Having given more than a handful of years as a teacher in the local environment, I think I am in a fair position to offer a few thoughts on the current threatening wage situation. Intuition tells me that they may not be well-received, and could very well lead to a call for stoning the messenger. Regardless, I reach for what is reasonable, and what I see as pragmatic; in other words, what the territory can bear.
The teaching profession is hurting in the pocket. So am I; and my circumstances are not ordinary, like the rest of a whole host of sister professions to that of teachers. Teachers could use a nice juicy carrot enriched at a sweetly healthy monetary percentage; the higher the better. But it is not 40%. I have browsed the table(s) of income and real-life, daily expenses, once again burnished and resurrected in the media. This has been done before in different situations, to make a strong case for a robust increase in teachers’ pay. Those figures are facts and are undeniable; as they are neither exorbitant nor exaggerated. They are definitely not padded for cheap negotiating purposes. This is the way that the dollar delivers in Guyana; it has been so for a long time, and on a relentlessly descending path. Two hundred to one (or whatever it may be) do not buy the same two hundred dollars’ worth of goods and services as, say, five years ago.
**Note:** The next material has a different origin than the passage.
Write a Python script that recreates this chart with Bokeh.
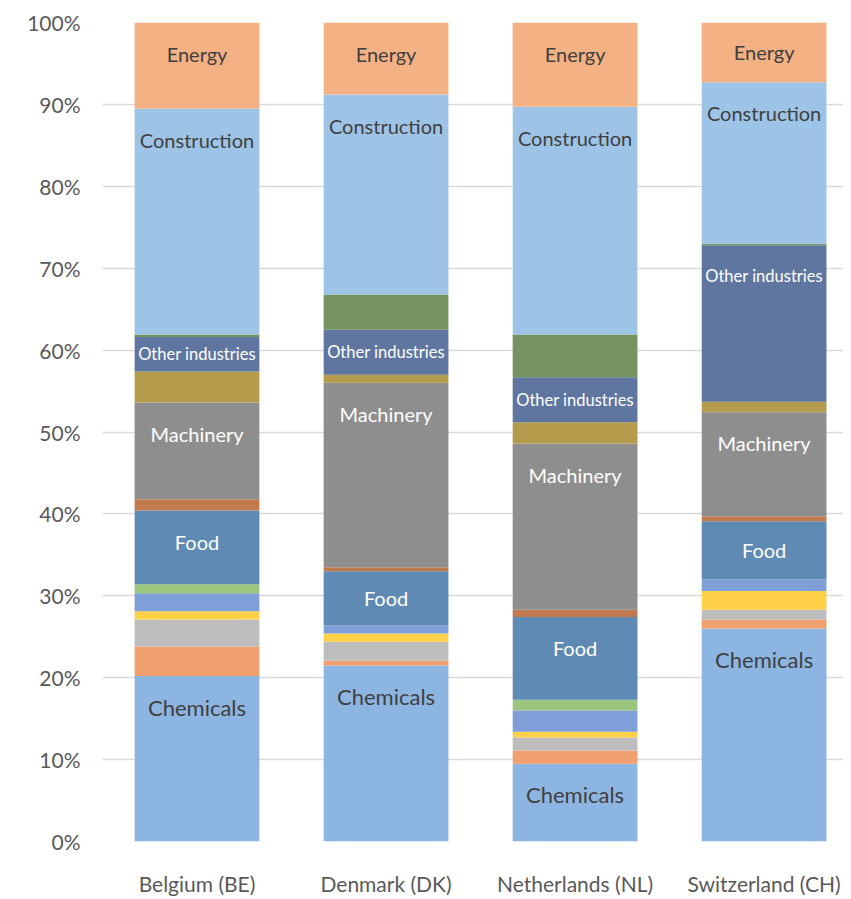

Having said this much, I say again: it is not 40%. To be brutally candid: it is not 20% either. To repeat: the territory cannot bear this. The teachers’ union know this; the teachers themselves know so; and all those who stand in sympathy know similarly. Let me be clear: though I do not like that 40% number, it is deserving and due; it might even be eminently fair. But not now.
I encourage thinking along the following lines. I am a nurse, or a police officer, or a public servant; whichever one that I am (among others), I would be most interested in what is finalized in these talks, and just as delighted to learn that teaching brethren got 40%, or something close to that enchanting number. Because that number would function as the baseline for me and my profession, and from where all discussions start. Ditto for all those other groups and professions not identified here. Pensioners will be forced to trot out their walkers, and brandish their walking sticks. I shall not speak of potential inflationary pressures, or from where the dollars are to be sourced, or where it will end up. In terms of the latter, I will say this much, 200:1 (or 215:10) will not hold. Something is going to have to give on this; usually it is not the state. It goes without saying, that no one is interested at this time on any of those easily dismissible abstractions. For that is how they will appear in what is an increasingly acrimonious atmosphere.
To digress for a moment, there is some amusement at leading opposition figures publicly bracing the teachers’ positions in one form or another. I do not think that anybody attaches any spiritual or psychic significance to this political bunch hustling for friends any way they can be had. I could be wrong, but I am hard pressed to recall any instance during the reign of the now opposition when any group of workers, or any particular profession, received a pay hike that reached double-digit percentage. It is, indeed, warming to have political stalwarts of this caliber emerging from the recesses of the wood-ants nests to lend voice and muscle to the cause.
So, if it is neither 40% nor 20%, then what is it? What should it be? I think that, all circumstances considered, it is somewhat nearer to 10%; that should be both floor and ceiling, with annual increments of 5% for the next 2-3 years. Rather surprisingly, I do not hear the Education Ministry seizing the opportunity to tie anything to classroom performance, and attach related incentives. My bottom line is 10%. I firmly believe that this is reasonable, practical, and wise on the part of all sides. Now those who want to start throwing bricks can proceed to do so.